The Bridge

The Bridge

When tenor saxophone giant Sonny Rollins began a two-year hiatus from performing in 1959, his focus shifted to long practice sessions on the Williamsburg Bridge. This image of the artist turned inward, alone in the downtown cityscape, has become a part of New York lore, leading to a plausible campaign to have the bridge named after him. The Bridge, recorded for RCA Victor in early 1962, is an allusion to this period of introspection, an album that officially ended Rollins’ hiatus and unveiled a new quartet with guitarist Jim Hall, bassist Bob Cranshaw and drummer Ben Riley.

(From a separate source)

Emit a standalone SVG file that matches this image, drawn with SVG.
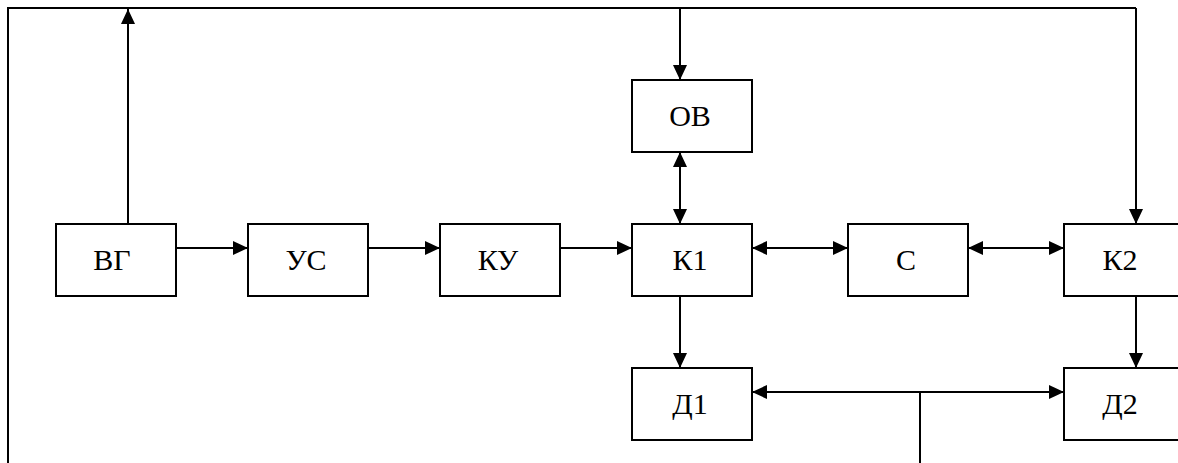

Hall’s guitar gives the music a sound sparser and more intimate than a piano (the common choice for horn players in this idiom), and his economy of singing notes and pared-down chords conceals a burning swing intensity within. “Where Are You” and “God Bless the Child” enter the annals of classic Rollins ballad performances, while the blissful medium tempos of “Without a Song” and “You Do Something to Me” find the quartet deep in sync, at the peak of their improvising powers. Two originals—the halting, Thelonious Monk-like “John S” and the uptempo title track—hint at the kind of adventurous, harmonically open approach Rollins would soon explore in quartet settings with Don Cherry.